When I think of other novels in the genre of pulp thrillers or, as Graham Greene himself called them, 'entertainments', I find that they are all limited to the mainstream objectives of their genre, sticking to one template - of a criminal on the run, a woman whom he encounters, a diligent cop on his trail and the grand villain who looms over the proceedings like an archetype arch nemesis. What distinguishes this early brilliant work from one of the 20th century's most astute and compelling storytellers from them all is how Greene, with his trademark flair for subversion, plays with these tropes and churns out a thriller that has the unmistakable fine, dark and even bitter taste of chocolate, the feel of true noir.
And by noir, I don't just mean the treachery and shifty allegiances, the ruthlessly manipulation and conspiracy that lies enmeshed inside the labyrinthine plotting or even the inevitable femme fatale but rather of a heightened and even surreal sense of the desolation of the night, the suicidal despair of the chase, of chaotic London and cloistered Nottwich (the author's fictional version of Nottingham and populated by tubby, slow-moving cops and dotty old ladies scavenging for junk in jumble sales) and of guilt, redemption and a thirst for revenge that punctuates even the minor sub-plots that the author fuses together brilliantly into the enthralling main narrative.

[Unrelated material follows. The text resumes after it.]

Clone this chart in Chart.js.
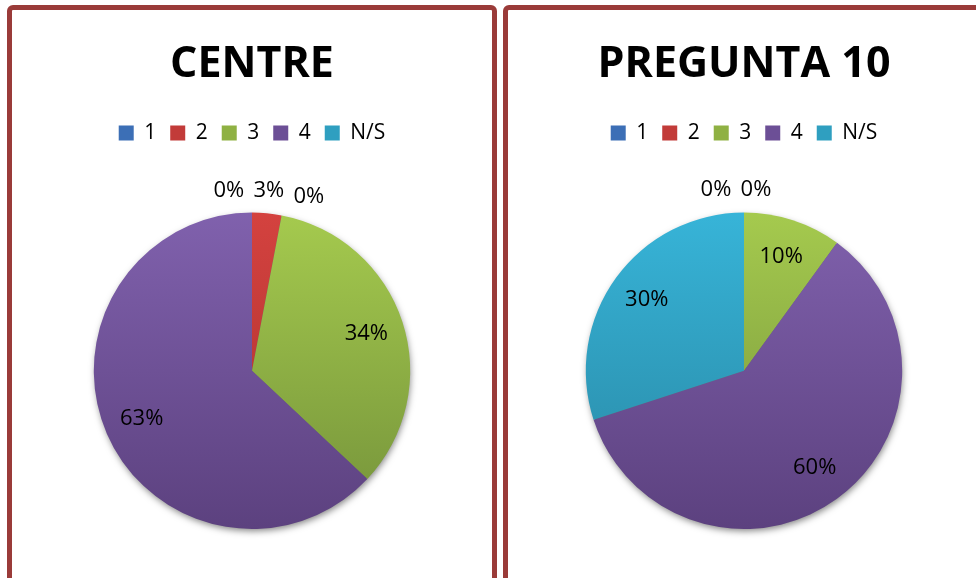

The plot is thus: Raven, the titular assassin for hire (though once you mull over the tinier nuances and the overwhelming backdrop in the narrative, you can think of the title in a different angle altogether) finishes a particularly high-stakes job but is, in turn, betrayed and cheated by his own bosses, who are obviously planning something bigger. That is all you really need to know, by the way. As Greene tugs you into the seedy, cynical and even nihilistic world-view of his cold-blooded yet tormented protagonist, you would be expecting it, at least in the beginning, to follow the same 'hunter and hunted' formula but the novel subverts our hopes at every level to fantastic effect, seamlessly connecting a handful of beautifully etched and utterly believable characters to the main gist, including a spirited young woman who demonstrates the author's underrated ability at carving out fantastic female characters who deserve full-fledged stories of their own.
As with all his novels, the beauty of 'A Gun For Sale' is in the fine, intricate detailing. With the lucid prose and the almost mesmerising flow, even when the tale hits its murkiest moments, one ends up missing that Greene's writing was so cinematic, so rich with beautifully crafted imagery that you could almost imagine entire moments playing out on celluloid. The use of locations and events, as said before, lends real urgency to even the most unexpected moments of reflection, from the aforementioned jumble sale that joins two disparate narrative threads ingeniously together to a gas-mask drill that sets the stage for the suitably terse standoff in the final pages. The suspense comes thick and fast, with the littlest of the sounds and coincidences culminating into twists that we can never see coming in our way.
This is a thriller that I would recommend everyone to eat up and eat it up, they should for even at a slim length of less than 200 pages, it has more profundity, poetry and pitch-black darkness than any other pulp novel. And that is saying something.